Comment by Nancy Reagan — September 26, 2012 @ 12:03 am
I expect there to be both regression of the expected and unexpected kind, and injuries. However that does not change the fact that areas of the roster where there was crap to begin with can’t now be filled with quality, thus greatly increasing the team’s ceiling and margin for error
So James is saying that if the Red Sox value say….Zack Greinke at $20M/year for 5 years and someone offers hims $25M/year for 5 years they’ll pass? OK, now let’s see how long they keep this up after foregoing all the Greinkes and finishing 3rd or 4th a few years in a row and revenues start to get affected. At some point the Red Sox have to understand that their price should be above just about everyone else’s price for FA, other than the Yankees and maybe Dodgers and Angels. James is actually saying that they won’t chase the best players just because of price? Not only do I not believe they’ll actually do that if the alternative is missing the playoffs year after year, I do not believe they should do that.

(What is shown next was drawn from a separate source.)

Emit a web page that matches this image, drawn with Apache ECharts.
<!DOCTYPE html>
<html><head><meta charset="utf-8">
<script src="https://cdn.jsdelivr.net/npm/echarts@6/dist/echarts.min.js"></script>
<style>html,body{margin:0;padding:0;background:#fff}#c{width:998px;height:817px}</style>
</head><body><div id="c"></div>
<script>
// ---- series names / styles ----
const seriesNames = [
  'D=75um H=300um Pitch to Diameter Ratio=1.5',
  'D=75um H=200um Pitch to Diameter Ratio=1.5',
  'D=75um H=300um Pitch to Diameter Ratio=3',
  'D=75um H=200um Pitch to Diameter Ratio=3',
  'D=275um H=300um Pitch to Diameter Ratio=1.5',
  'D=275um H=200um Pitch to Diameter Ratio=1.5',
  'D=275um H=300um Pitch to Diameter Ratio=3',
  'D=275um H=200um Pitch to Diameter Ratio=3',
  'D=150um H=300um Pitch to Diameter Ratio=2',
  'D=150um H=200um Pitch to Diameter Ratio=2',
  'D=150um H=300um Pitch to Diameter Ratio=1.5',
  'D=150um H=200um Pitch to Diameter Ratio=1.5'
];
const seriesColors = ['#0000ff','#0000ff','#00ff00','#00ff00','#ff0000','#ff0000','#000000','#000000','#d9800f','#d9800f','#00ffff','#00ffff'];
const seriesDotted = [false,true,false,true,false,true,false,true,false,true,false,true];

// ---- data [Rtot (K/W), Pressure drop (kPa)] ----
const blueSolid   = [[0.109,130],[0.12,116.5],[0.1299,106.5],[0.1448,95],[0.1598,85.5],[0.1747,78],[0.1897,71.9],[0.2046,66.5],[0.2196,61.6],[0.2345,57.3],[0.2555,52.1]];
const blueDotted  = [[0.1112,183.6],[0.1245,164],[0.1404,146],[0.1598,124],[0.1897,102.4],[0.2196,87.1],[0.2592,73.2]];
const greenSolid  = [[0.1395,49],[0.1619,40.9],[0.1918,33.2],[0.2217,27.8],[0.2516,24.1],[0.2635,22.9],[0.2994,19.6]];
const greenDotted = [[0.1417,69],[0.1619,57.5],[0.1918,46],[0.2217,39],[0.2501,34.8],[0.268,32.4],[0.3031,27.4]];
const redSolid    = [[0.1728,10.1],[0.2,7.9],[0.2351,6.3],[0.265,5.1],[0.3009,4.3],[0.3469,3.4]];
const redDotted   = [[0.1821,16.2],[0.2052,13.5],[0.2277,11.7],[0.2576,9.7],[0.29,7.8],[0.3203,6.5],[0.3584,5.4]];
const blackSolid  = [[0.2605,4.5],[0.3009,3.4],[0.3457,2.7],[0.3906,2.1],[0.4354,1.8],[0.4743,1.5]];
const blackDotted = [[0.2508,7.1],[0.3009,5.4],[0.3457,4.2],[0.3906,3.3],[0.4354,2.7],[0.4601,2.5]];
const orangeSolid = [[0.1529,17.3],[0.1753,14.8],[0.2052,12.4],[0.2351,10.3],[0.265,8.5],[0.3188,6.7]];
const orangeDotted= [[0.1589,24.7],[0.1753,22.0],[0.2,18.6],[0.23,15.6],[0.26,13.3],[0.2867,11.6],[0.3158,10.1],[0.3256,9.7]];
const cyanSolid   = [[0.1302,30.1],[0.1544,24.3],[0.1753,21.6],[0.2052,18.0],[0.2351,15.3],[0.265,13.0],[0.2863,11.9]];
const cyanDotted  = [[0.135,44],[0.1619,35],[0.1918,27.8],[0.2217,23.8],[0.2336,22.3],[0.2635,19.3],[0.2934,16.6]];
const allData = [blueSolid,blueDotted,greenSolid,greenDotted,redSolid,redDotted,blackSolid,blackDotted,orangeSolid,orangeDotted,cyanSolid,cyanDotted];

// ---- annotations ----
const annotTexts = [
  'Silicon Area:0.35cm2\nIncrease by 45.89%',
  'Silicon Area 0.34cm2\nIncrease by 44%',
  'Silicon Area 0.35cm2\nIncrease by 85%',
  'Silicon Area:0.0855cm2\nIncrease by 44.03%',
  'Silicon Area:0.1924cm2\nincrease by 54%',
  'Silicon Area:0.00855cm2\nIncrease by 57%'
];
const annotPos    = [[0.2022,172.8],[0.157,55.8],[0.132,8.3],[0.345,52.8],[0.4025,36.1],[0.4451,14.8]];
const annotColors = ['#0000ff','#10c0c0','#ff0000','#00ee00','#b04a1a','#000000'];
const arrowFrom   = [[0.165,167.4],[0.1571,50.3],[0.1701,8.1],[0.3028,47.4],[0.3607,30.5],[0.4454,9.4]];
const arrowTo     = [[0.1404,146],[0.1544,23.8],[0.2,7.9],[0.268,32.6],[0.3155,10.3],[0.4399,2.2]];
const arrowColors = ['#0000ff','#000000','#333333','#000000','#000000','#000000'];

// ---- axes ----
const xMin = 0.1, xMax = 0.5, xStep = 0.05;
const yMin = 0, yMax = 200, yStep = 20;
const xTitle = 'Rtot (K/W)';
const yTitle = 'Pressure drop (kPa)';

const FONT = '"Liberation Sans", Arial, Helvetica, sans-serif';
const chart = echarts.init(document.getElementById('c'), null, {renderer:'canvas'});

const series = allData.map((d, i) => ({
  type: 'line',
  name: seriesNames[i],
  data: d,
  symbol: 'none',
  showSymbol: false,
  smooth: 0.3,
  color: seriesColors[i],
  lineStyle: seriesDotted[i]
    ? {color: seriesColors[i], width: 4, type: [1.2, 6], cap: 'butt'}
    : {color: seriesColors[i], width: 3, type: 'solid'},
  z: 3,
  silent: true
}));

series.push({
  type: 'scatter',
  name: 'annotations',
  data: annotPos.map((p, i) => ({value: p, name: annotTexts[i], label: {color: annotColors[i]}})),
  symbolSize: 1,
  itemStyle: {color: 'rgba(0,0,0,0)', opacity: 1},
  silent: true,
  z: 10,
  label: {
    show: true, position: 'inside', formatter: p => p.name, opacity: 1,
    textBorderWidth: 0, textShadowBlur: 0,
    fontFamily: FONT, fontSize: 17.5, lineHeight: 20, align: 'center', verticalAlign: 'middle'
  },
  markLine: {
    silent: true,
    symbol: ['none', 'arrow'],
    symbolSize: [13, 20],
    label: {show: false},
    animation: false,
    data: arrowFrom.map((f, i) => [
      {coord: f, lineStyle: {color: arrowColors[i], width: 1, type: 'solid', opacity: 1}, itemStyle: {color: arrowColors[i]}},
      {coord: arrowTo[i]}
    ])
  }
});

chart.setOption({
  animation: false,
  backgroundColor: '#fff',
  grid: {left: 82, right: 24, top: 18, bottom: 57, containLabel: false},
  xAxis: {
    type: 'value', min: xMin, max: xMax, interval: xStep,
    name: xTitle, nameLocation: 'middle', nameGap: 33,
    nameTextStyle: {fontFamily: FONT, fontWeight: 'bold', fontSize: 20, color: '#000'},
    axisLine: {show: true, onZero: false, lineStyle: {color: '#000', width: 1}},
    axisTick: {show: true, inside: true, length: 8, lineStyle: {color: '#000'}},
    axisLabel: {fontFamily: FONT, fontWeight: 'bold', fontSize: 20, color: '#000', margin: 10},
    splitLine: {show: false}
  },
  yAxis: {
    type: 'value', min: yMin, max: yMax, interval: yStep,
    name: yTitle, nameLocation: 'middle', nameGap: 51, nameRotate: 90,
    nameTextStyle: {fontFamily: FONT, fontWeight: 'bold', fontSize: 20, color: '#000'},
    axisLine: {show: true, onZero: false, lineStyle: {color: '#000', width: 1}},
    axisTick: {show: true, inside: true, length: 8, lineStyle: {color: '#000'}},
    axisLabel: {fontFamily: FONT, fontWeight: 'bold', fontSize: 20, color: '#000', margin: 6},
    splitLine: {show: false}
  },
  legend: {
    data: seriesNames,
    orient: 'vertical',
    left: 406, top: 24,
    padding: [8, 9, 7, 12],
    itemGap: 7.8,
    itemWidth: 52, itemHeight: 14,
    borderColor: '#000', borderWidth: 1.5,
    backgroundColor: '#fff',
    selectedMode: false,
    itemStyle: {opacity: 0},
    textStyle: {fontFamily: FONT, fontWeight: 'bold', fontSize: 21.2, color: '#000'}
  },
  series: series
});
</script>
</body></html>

Is anyone seriously saying that they’d be getting all this flak for Gonzalez and Crawford if they had been in the postseason the last couple of years and Crawford had been a healthy player, even at 3.5- 4 WAR? Hah.
Comment by Ivan Grushenko — September 26, 2012 @ 7:56 am
This, and pronouncing “human” as yoo-man are quite possibly the worst things ever.
When the stress is on the second syllable, the h tends to soften so much it nearly vanishes. That is why, historically, the article an has been used before words like historic, habitual, hysterical. When the stress is on the first syllable (hot, happy, hectic), the h is a hard consonant and the article a is used.